[START MATERIAL PROVIDED]

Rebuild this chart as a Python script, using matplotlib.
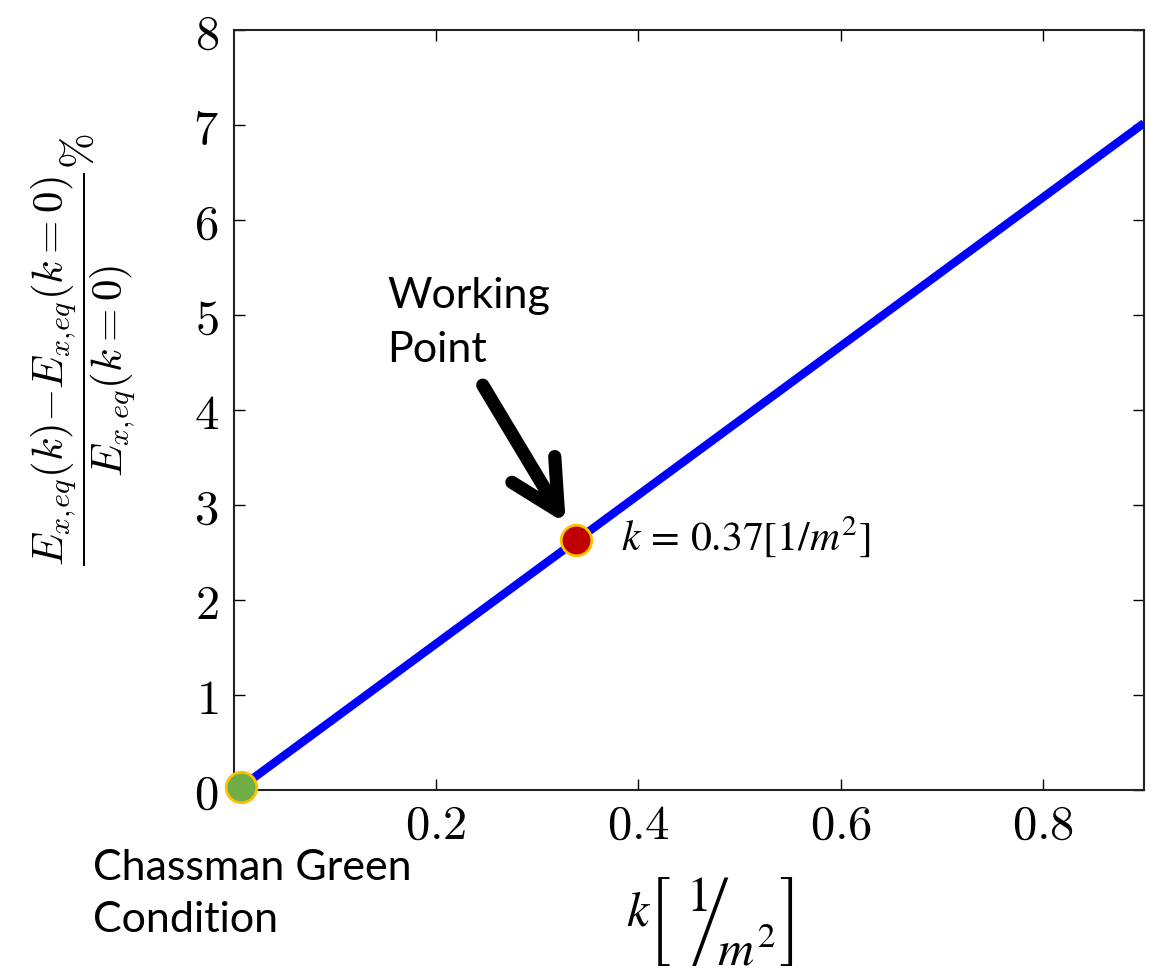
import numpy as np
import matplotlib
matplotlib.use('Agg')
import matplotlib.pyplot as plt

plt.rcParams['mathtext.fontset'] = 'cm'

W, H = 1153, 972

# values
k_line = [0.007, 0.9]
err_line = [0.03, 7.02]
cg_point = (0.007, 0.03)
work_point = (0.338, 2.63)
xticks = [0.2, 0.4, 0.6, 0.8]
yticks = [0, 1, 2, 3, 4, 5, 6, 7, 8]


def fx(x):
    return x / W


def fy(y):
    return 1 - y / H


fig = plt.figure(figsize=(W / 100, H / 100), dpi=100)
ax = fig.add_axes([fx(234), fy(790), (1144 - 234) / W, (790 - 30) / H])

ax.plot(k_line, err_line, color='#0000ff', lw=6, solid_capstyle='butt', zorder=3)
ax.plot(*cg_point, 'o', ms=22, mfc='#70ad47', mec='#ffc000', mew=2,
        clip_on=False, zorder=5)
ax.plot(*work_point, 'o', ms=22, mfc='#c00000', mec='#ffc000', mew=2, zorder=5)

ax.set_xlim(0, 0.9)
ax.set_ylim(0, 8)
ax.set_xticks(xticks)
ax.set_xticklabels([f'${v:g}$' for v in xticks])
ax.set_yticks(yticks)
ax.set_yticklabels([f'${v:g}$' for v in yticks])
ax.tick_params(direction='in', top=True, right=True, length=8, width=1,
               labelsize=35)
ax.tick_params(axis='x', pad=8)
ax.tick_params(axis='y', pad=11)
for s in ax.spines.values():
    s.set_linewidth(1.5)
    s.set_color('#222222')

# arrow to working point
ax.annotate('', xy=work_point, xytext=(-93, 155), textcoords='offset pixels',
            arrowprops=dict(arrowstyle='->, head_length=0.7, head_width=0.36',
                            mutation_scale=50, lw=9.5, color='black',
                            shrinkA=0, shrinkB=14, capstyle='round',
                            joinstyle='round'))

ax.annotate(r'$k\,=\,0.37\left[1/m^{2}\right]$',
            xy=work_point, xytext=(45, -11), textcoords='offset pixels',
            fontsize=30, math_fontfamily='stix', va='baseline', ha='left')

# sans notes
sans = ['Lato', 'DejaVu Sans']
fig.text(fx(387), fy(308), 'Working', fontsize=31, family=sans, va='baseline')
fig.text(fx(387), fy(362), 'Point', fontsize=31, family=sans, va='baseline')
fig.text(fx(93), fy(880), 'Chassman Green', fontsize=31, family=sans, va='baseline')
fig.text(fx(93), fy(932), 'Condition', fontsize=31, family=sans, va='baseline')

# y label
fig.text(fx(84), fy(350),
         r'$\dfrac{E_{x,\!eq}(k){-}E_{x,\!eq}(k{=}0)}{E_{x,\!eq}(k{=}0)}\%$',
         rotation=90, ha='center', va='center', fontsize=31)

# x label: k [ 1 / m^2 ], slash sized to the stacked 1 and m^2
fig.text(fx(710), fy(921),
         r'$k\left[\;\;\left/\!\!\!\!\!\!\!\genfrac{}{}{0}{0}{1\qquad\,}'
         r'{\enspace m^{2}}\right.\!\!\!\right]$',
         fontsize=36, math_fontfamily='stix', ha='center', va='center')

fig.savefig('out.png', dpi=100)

[END MATERIAL PROVIDED]
[START MATERIAL PROVIDED]

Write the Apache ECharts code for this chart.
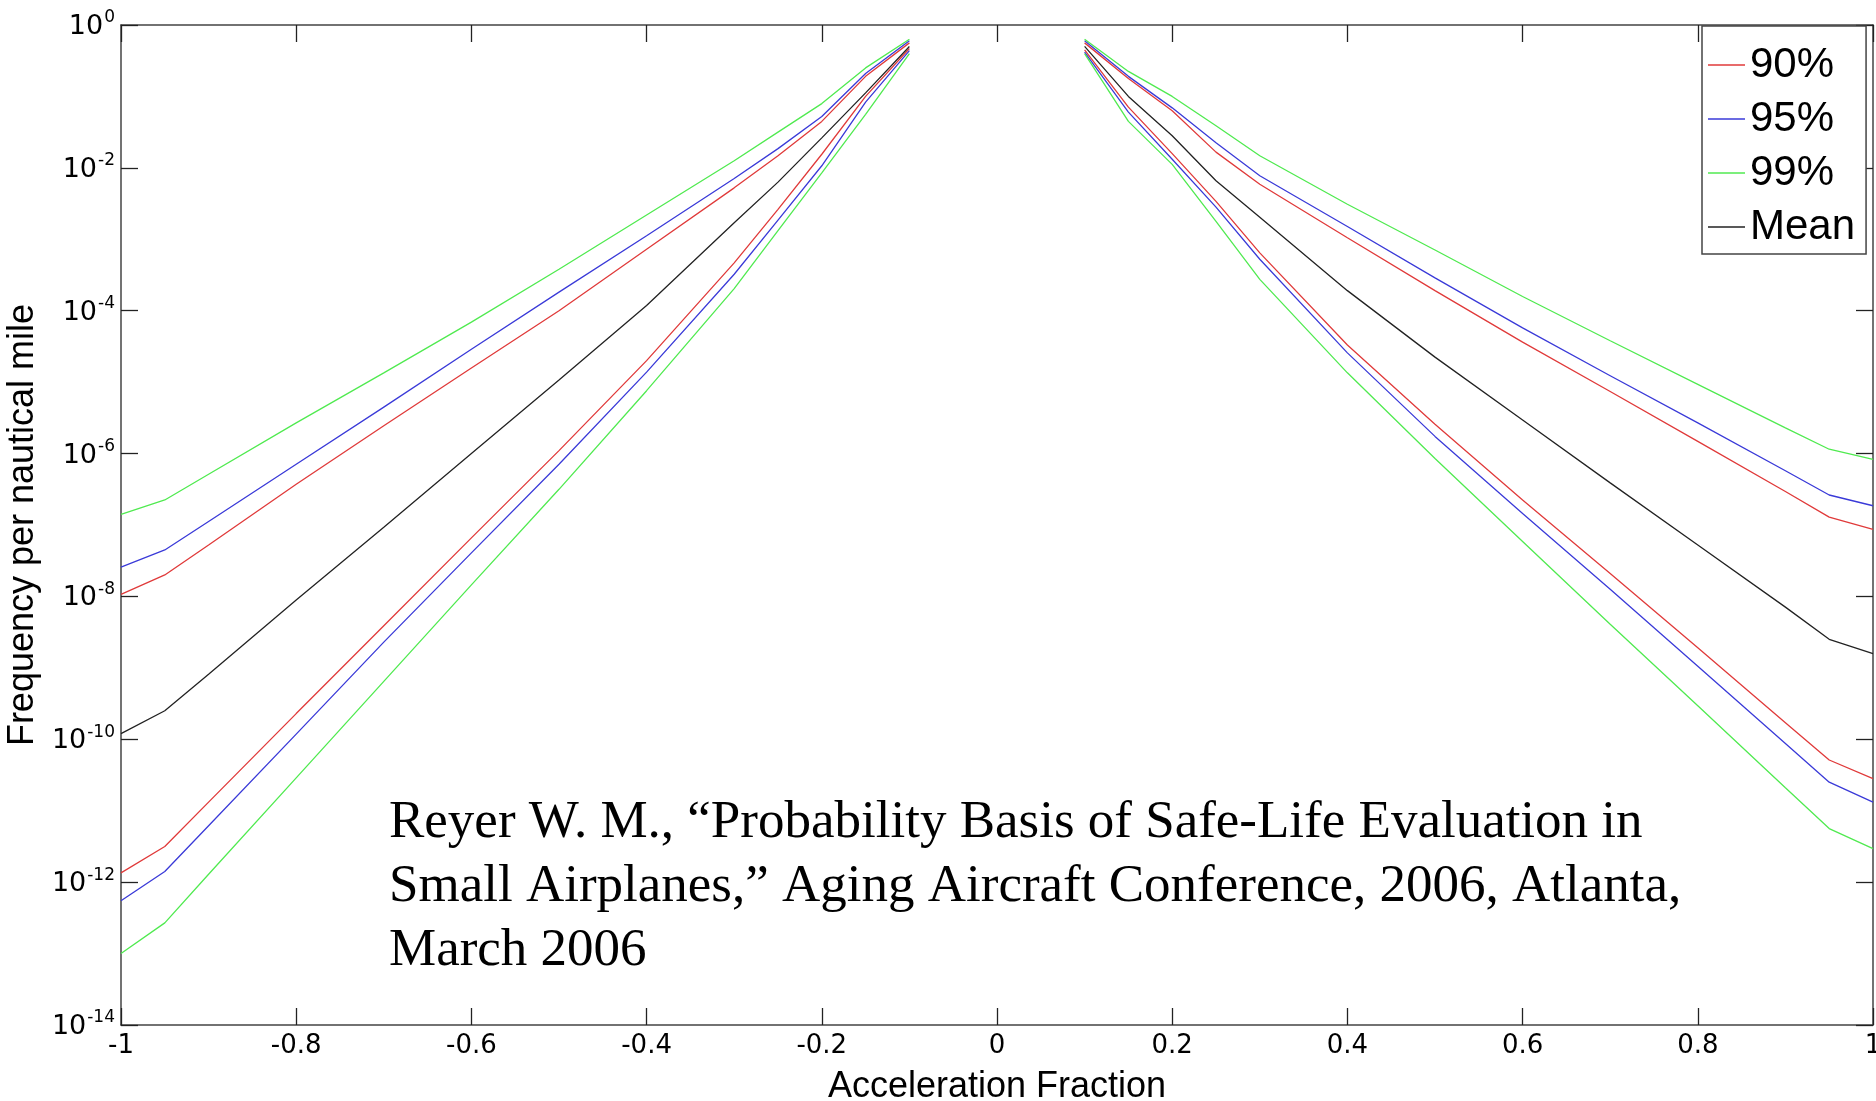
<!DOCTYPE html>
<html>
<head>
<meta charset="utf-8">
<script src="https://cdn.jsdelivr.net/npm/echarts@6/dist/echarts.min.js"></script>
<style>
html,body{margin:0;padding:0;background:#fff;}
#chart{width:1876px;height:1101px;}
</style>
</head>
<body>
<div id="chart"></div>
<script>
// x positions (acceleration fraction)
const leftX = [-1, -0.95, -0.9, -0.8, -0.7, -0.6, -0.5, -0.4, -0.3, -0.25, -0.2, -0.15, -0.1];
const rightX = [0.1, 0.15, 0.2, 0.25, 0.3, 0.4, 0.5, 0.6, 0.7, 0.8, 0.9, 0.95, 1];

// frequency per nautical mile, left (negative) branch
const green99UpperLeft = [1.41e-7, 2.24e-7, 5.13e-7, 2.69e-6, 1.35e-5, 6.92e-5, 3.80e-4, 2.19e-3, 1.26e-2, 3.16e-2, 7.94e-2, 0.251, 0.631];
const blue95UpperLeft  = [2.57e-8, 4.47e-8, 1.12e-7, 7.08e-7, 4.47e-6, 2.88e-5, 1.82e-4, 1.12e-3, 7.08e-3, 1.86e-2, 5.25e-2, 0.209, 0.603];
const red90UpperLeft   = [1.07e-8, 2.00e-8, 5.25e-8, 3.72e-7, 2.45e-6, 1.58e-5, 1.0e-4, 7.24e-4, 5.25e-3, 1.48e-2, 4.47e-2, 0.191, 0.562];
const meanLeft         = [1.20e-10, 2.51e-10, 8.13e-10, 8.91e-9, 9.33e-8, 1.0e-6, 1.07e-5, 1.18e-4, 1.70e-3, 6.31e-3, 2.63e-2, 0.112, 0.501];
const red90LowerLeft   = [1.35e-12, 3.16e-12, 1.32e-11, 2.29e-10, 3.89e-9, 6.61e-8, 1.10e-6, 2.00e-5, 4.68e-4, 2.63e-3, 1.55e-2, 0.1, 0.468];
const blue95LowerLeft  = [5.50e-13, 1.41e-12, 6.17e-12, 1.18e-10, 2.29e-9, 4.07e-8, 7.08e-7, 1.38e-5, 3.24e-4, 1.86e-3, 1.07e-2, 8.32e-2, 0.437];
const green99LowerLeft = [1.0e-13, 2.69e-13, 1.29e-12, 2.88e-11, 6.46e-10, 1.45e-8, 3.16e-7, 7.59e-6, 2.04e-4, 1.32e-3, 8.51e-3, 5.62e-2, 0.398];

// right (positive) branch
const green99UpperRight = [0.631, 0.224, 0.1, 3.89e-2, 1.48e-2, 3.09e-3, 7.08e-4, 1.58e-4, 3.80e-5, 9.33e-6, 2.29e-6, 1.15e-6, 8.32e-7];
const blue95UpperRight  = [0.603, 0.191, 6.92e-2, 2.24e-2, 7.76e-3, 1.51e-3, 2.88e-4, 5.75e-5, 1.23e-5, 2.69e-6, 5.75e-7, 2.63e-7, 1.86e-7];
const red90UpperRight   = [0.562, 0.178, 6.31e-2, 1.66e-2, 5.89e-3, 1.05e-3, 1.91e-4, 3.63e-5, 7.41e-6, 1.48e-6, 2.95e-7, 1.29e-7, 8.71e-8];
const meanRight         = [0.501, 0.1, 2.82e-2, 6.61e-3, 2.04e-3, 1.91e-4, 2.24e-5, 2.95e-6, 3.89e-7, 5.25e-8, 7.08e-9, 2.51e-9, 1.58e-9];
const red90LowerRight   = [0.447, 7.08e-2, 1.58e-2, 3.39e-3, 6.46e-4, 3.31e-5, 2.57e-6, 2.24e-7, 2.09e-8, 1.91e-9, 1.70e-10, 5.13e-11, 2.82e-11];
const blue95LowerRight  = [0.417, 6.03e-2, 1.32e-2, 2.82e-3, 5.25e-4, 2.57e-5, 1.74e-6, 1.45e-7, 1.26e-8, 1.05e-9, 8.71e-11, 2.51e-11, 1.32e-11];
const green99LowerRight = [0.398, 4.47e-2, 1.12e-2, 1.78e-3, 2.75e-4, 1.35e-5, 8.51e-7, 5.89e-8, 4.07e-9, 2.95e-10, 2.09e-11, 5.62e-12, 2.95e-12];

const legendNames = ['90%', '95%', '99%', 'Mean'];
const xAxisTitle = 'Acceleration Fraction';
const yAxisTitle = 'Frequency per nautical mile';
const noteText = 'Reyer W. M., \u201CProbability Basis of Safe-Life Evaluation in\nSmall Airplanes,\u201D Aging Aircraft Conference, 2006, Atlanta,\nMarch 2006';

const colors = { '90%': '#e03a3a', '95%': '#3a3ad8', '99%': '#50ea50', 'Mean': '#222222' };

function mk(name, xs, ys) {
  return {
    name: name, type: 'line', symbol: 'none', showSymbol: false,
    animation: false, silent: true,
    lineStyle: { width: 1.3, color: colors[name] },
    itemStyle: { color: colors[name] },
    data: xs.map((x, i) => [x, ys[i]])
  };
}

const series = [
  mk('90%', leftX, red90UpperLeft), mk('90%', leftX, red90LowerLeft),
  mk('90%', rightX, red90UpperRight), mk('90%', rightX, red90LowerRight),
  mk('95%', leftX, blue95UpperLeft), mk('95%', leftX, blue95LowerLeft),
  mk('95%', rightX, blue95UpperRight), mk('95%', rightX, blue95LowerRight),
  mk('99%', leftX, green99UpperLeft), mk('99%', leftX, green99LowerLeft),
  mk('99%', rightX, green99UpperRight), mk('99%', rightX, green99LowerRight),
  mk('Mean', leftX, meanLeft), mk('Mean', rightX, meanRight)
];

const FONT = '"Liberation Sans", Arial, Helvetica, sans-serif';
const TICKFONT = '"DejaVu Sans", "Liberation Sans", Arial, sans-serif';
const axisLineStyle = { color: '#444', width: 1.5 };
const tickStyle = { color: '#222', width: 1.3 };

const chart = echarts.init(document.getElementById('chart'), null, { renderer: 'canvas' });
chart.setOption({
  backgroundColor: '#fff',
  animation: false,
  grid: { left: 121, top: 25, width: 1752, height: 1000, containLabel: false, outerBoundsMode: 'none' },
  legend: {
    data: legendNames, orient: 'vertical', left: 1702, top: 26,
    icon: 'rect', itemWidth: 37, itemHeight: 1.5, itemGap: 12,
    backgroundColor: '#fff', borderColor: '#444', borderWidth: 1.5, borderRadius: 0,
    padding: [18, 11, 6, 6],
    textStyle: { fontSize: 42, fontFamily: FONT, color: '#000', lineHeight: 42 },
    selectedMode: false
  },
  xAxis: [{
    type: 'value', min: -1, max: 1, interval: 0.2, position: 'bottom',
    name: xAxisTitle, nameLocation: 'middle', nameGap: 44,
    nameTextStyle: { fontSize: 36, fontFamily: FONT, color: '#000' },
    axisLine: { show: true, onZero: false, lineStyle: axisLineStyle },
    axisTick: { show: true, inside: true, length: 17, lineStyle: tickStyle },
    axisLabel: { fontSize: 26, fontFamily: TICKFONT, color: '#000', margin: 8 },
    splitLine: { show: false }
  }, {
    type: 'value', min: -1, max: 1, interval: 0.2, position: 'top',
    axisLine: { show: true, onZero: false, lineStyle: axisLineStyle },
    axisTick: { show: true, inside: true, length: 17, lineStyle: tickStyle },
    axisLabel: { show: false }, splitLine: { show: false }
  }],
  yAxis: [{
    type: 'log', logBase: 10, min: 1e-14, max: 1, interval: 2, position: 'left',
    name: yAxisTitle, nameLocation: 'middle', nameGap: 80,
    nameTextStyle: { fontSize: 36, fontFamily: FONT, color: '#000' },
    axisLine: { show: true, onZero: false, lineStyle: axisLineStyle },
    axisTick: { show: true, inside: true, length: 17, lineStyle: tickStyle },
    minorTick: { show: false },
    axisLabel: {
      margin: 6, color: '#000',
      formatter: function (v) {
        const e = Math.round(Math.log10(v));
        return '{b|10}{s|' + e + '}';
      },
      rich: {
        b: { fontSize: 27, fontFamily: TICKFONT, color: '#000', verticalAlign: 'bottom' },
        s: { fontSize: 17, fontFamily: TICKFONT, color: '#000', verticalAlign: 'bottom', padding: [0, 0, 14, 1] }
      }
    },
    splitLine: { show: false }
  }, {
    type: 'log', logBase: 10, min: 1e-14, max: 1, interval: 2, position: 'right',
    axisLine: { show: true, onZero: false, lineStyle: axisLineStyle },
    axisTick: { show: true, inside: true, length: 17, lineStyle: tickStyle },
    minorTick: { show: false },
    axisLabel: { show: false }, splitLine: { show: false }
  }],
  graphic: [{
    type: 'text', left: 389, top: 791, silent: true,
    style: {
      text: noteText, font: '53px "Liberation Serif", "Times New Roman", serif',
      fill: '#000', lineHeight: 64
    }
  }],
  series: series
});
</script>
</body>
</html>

[END MATERIAL PROVIDED]
[START MATERIAL PROVIDED]

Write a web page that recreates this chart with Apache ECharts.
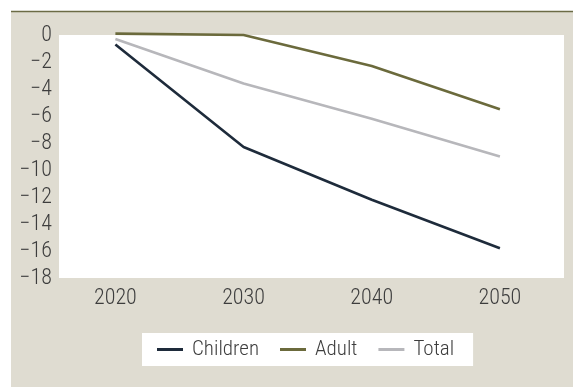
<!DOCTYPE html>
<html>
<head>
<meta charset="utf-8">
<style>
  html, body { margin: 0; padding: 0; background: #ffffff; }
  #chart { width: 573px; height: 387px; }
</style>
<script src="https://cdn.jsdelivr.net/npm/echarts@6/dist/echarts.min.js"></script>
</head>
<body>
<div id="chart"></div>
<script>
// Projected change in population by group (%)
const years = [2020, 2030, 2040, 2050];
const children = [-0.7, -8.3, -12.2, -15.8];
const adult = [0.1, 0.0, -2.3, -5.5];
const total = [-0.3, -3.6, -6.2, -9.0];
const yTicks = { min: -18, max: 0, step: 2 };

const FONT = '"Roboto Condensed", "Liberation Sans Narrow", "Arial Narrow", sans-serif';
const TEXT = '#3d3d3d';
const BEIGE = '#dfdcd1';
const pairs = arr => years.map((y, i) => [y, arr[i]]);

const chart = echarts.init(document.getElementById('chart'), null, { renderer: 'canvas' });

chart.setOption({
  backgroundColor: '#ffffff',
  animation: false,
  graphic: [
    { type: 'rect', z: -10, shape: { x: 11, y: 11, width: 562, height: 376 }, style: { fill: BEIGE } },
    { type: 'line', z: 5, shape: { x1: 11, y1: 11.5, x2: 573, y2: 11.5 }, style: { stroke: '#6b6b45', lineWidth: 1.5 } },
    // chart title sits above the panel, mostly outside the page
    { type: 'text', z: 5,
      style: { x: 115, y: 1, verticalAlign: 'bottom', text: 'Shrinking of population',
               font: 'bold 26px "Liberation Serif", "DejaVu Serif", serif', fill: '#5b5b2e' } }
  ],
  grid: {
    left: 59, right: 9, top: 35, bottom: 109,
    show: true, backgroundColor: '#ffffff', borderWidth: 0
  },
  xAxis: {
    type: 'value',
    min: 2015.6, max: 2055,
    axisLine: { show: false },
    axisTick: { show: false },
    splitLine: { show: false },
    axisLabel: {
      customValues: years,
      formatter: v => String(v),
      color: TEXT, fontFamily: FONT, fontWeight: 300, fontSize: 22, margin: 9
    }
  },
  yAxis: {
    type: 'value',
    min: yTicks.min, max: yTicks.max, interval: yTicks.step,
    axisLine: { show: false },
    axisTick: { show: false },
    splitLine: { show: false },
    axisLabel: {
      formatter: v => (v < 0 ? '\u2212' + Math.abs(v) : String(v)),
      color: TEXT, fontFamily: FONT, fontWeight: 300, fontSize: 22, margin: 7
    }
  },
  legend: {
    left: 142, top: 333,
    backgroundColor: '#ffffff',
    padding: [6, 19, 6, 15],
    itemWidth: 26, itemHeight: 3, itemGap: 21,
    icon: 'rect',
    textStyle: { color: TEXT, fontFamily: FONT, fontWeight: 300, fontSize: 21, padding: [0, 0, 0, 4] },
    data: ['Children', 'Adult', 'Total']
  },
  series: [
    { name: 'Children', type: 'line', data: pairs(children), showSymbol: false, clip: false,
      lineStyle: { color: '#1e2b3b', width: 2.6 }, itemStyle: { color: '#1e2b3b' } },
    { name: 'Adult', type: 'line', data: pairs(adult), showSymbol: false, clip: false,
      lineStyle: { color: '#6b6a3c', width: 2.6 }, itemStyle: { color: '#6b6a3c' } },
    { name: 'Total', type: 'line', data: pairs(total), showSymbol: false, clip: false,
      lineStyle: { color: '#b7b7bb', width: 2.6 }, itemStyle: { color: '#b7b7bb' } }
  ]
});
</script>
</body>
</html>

[END MATERIAL PROVIDED]

**SHORT EXERCISE**
Set down, without pictures, the lines between the line holding "Rebuild this chart" and the line holding "yticks = [0, 1, 2, 3, 4, 5, 6, 7, 8]", both inclusive.

**RESPONSE BELOW**
Rebuild this chart as a Python script, using matplotlib.
import numpy as np
import matplotlib
matplotlib.use('Agg')
import matplotlib.pyplot as plt

plt.rcParams['mathtext.fontset'] = 'cm'

W, H = 1153, 972

# values
k_line = [0.007, 0.9]
err_line = [0.03, 7.02]
cg_point = (0.007, 0.03)
work_point = (0.338, 2.63)
xticks = [0.2, 0.4, 0.6, 0.8]
yticks = [0, 1, 2, 3, 4, 5, 6, 7, 8]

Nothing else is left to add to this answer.